WRITTEN INSTRUCTION:
Your task is to copy the listing exactly, with the pictures left out.
==*==
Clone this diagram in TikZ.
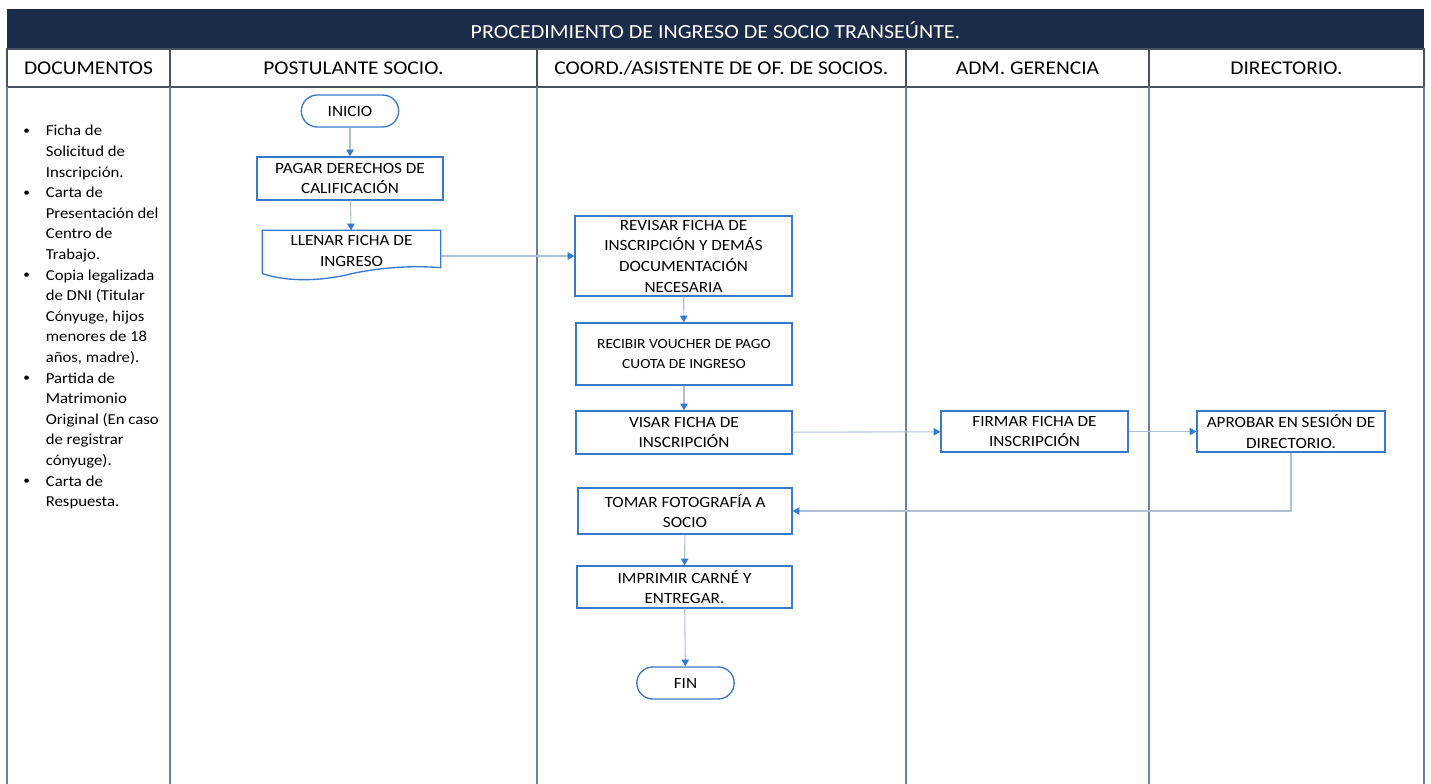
\documentclass[tikz,border=0pt]{standalone}
\usepackage{fontspec}
\setmainfont{Carlito}[FakeStretch=1.1]
\usetikzlibrary{arrows.meta,calc}
\definecolor{navy}{HTML}{1C2B48}
\definecolor{headline}{HTML}{4A5262}
\definecolor{laneblue}{HTML}{6483AA}
\definecolor{boxblue}{HTML}{3A78C9}
\definecolor{flowgray}{HTML}{AFC0D5}
\definecolor{tipblue}{HTML}{2E7BD6}
\begin{document}
\begin{tikzpicture}[x=0.75pt,y=-0.75pt,
  head/.style={font=\fontsize{14.6}{17}\selectfont},
  lane/.style={draw=laneblue, line width=1.1pt},
  proc/.style={draw=boxblue, line width=1pt, fill=white, align=center, inner sep=0pt,
    font=\fontsize{11.7}{15.5}\selectfont},
  term/.style={proc, rounded corners=12pt, minimum width=73pt, minimum height=24pt},
  flow/.style={draw=flowgray, line width=0.8pt, -{Triangle[length=5pt,width=5.5pt,color=tipblue]}}]
\useasboundingbox (0,0) rectangle (1431,784);

% frame
\fill[navy] (7,9) rectangle (1424,49);
\node[text=white, font=\fontsize{15}{18}\selectfont] (title) at (715.5,30) {PROCEDIMIENTO DE INGRESO DE SOCIO TRANSEÚNTE.};
\draw[headline, line width=1.1pt] (7,49) rectangle (1424,87);
\foreach \x in {170,537,906,1149} \draw[headline, line width=1.1pt] (\x,49) -- (\x,87);
\foreach \x in {7,170,537,906,1149,1424} \draw[lane] (\x,87) -- (\x,784);

\node[head] (hdoc) at (88.5,68) {DOCUMENTOS};
\node[head] (hpost) at (353.5,68) {POSTULANTE SOCIO.};
\node[head] (hcoord) at (721.5,68) {COORD./ASISTENTE DE OF. DE SOCIOS.};
\node[head] (hadm) at (1027.5,68) {ADM. GERENCIA};
\node[head] (hdir) at (1286.5,68) {DIRECTORIO.};

\node[anchor=base west, inner sep=0pt, font=\fontsize{11.4}{15.45}\selectfont] (docs) at (23,136) {%
\begin{tabular}[t]{@{}l@{\hspace{12pt}}l@{}}
\raisebox{1pt}{\small\textbullet} & Ficha de\\
 & Solicitud de\\
 & Inscripción.\\
\raisebox{1pt}{\small\textbullet} & Carta de\\
 & Presentación del\\
 & Centro de\\
 & Trabajo.\\
\raisebox{1pt}{\small\textbullet} & Copia legalizada\\
 & de DNI (Titular\\
 & Cónyuge, hijos\\
 & menores de 18\\
 & años, madre).\\
\raisebox{1pt}{\small\textbullet} & Partida de\\
 & Matrimonio\\
 & Original (En caso\\
 & de registrar\\
 & cónyuge).\\
\raisebox{1pt}{\small\textbullet} & Carta de\\
 & Respuesta.
\end{tabular}};

% postulante
\node[term] (inicio) at (350,111) {INICIO};
\node[proc, minimum width=139.5pt, minimum height=32.25pt] (pagar) at (350,178.5) {PAGAR DERECHOS DE\\CALIFICACIÓN};
\node[proc, draw=none, fill=none, minimum width=132.75pt, minimum height=30pt] (llenar) at (351.5,251) {LLENAR FICHA DE\\INGRESO};
\draw[boxblue, line width=1pt] ($(llenar.south west)+(0,2)$) -- (llenar.north west) -- (llenar.north east)
  -- ($(llenar.south east)+(0,-4)$) .. controls +(-25,-2) and +(33,-7) .. ($(llenar.south)+(0,2)$)
  .. controls +(-27,7) and +(27,9) .. ($(llenar.south west)+(0,2)$);

% coordinacion
\node[proc, minimum width=162.75pt, minimum height=60pt] (revisar) at (683.5,256) {REVISAR FICHA DE\\INSCRIPCIÓN Y DEMÁS\\DOCUMENTACIÓN\\NECESARIA};
\node[proc, minimum width=162pt, minimum height=46.5pt, font=\fontsize{10.5}{15.5}\selectfont] (recibir) at (684,354) {RECIBIR VOUCHER DE PAGO\\CUOTA DE INGRESO};
\node[proc, minimum width=162pt, minimum height=32.25pt] (visar) at (684,432.5) {VISAR FICHA DE\\INSCRIPCIÓN};
\node[proc, minimum width=160.5pt, minimum height=34.5pt] (tomar) at (685,511) {TOMAR FOTOGRAFÍA A\\SOCIO};
\node[proc, minimum width=161.25pt, minimum height=31.5pt] (imprimir) at (684.5,587) {IMPRIMIR CARNÉ Y\\ENTREGAR.};
\node[term] (fin) at (685.5,683) {FIN};

% gerencia y directorio
\node[proc, minimum width=140.25pt, minimum height=30.75pt] (firmar) at (1034.5,431.5) {FIRMAR FICHA DE\\INSCRIPCIÓN};
\node[proc, minimum width=141pt, minimum height=30.75pt] (aprobar) at (1291,431.5) {APROBAR EN SESIÓN DE\\DIRECTORIO.};

\draw[flow] (inicio) -- (pagar);
\draw[flow] (pagar) -- (llenar);
\draw[flow] (llenar.east |- revisar) -- (revisar.west);
\draw[flow] (revisar) -- (recibir);
\draw[flow] (recibir) -- (visar);
\draw[flow] (visar) -- (firmar);
\draw[flow] (firmar) -- (aprobar);
\draw[flow] (aprobar.south) |- (tomar.east);
\draw[flow] (tomar) -- (imprimir);
\draw[flow] (imprimir) -- (fin);
\end{tikzpicture}
\end{document}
==*==
RESULT FOR THIS TASK:
Clone this diagram in TikZ.
\documentclass[tikz,border=0pt]{standalone}
\usepackage{fontspec}
\setmainfont{Carlito}[FakeStretch=1.1]
\usetikzlibrary{arrows.meta,calc}
\definecolor{navy}{HTML}{1C2B48}
\definecolor{headline}{HTML}{4A5262}
\definecolor{laneblue}{HTML}{6483AA}
\definecolor{boxblue}{HTML}{3A78C9}
\definecolor{flowgray}{HTML}{AFC0D5}
\definecolor{tipblue}{HTML}{2E7BD6}
\begin{document}
\begin{tikzpicture}[x=0.75pt,y=-0.75pt,
  head/.style={font=\fontsize{14.6}{17}\selectfont},
  lane/.style={draw=laneblue, line width=1.1pt},
  proc/.style={draw=boxblue, line width=1pt, fill=white, align=center, inner sep=0pt,
    font=\fontsize{11.7}{15.5}\selectfont},
  term/.style={proc, rounded corners=12pt, minimum width=73pt, minimum height=24pt},
  flow/.style={draw=flowgray, line width=0.8pt, -{Triangle[length=5pt,width=5.5pt,color=tipblue]}}]
\useasboundingbox (0,0) rectangle (1431,784);

% frame
\fill[navy] (7,9) rectangle (1424,49);
\node[text=white, font=\fontsize{15}{18}\selectfont] (title) at (715.5,30) {PROCEDIMIENTO DE INGRESO DE SOCIO TRANSEÚNTE.};
\draw[headline, line width=1.1pt] (7,49) rectangle (1424,87);
\foreach \x in {170,537,906,1149} \draw[headline, line width=1.1pt] (\x,49) -- (\x,87);
\foreach \x in {7,170,537,906,1149,1424} \draw[lane] (\x,87) -- (\x,784);

\node[head] (hdoc) at (88.5,68) {DOCUMENTOS};
\node[head] (hpost) at (353.5,68) {POSTULANTE SOCIO.};
\node[head] (hcoord) at (721.5,68) {COORD./ASISTENTE DE OF. DE SOCIOS.};
\node[head] (hadm) at (1027.5,68) {ADM. GERENCIA};
\node[head] (hdir) at (1286.5,68) {DIRECTORIO.};

\node[anchor=base west, inner sep=0pt, font=\fontsize{11.4}{15.45}\selectfont] (docs) at (23,136) {%
\begin{tabular}[t]{@{}l@{\hspace{12pt}}l@{}}
\raisebox{1pt}{\small\textbullet} & Ficha de\\
 & Solicitud de\\
 & Inscripción.\\
\raisebox{1pt}{\small\textbullet} & Carta de\\
 & Presentación del\\
 & Centro de\\
 & Trabajo.\\
\raisebox{1pt}{\small\textbullet} & Copia legalizada\\
 & de DNI (Titular\\
 & Cónyuge, hijos\\
 & menores de 18\\
 & años, madre).\\
\raisebox{1pt}{\small\textbullet} & Partida de\\
 & Matrimonio\\
 & Original (En caso\\
 & de registrar\\
 & cónyuge).\\
\raisebox{1pt}{\small\textbullet} & Carta de\\
 & Respuesta.
\end{tabular}};

% postulante
\node[term] (inicio) at (350,111) {INICIO};
\node[proc, minimum width=139.5pt, minimum height=32.25pt] (pagar) at (350,178.5) {PAGAR DERECHOS DE\\CALIFICACIÓN};
\node[proc, draw=none, fill=none, minimum width=132.75pt, minimum height=30pt] (llenar) at (351.5,251) {LLENAR FICHA DE\\INGRESO};
\draw[boxblue, line width=1pt] ($(llenar.south west)+(0,2)$) -- (llenar.north west) -- (llenar.north east)
  -- ($(llenar.south east)+(0,-4)$) .. controls +(-25,-2) and +(33,-7) .. ($(llenar.south)+(0,2)$)
  .. controls +(-27,7) and +(27,9) .. ($(llenar.south west)+(0,2)$);

% coordinacion
\node[proc, minimum width=162.75pt, minimum height=60pt] (revisar) at (683.5,256) {REVISAR FICHA DE\\INSCRIPCIÓN Y DEMÁS\\DOCUMENTACIÓN\\NECESARIA};
\node[proc, minimum width=162pt, minimum height=46.5pt, font=\fontsize{10.5}{15.5}\selectfont] (recibir) at (684,354) {RECIBIR VOUCHER DE PAGO\\CUOTA DE INGRESO};
\node[proc, minimum width=162pt, minimum height=32.25pt] (visar) at (684,432.5) {VISAR FICHA DE\\INSCRIPCIÓN};
\node[proc, minimum width=160.5pt, minimum height=34.5pt] (tomar) at (685,511) {TOMAR FOTOGRAFÍA A\\SOCIO};
\node[proc, minimum width=161.25pt, minimum height=31.5pt] (imprimir) at (684.5,587) {IMPRIMIR CARNÉ Y\\ENTREGAR.};
\node[term] (fin) at (685.5,683) {FIN};

% gerencia y directorio
\node[proc, minimum width=140.25pt, minimum height=30.75pt] (firmar) at (1034.5,431.5) {FIRMAR FICHA DE\\INSCRIPCIÓN};
\node[proc, minimum width=141pt, minimum height=30.75pt] (aprobar) at (1291,431.5) {APROBAR EN SESIÓN DE\\DIRECTORIO.};

\draw[flow] (inicio) -- (pagar);
\draw[flow] (pagar) -- (llenar);
\draw[flow] (llenar.east |- revisar) -- (revisar.west);
\draw[flow] (revisar) -- (recibir);
\draw[flow] (recibir) -- (visar);
\draw[flow] (visar) -- (firmar);
\draw[flow] (firmar) -- (aprobar);
\draw[flow] (aprobar.south) |- (tomar.east);
\draw[flow] (tomar) -- (imprimir);
\draw[flow] (imprimir) -- (fin);
\end{tikzpicture}
\end{document}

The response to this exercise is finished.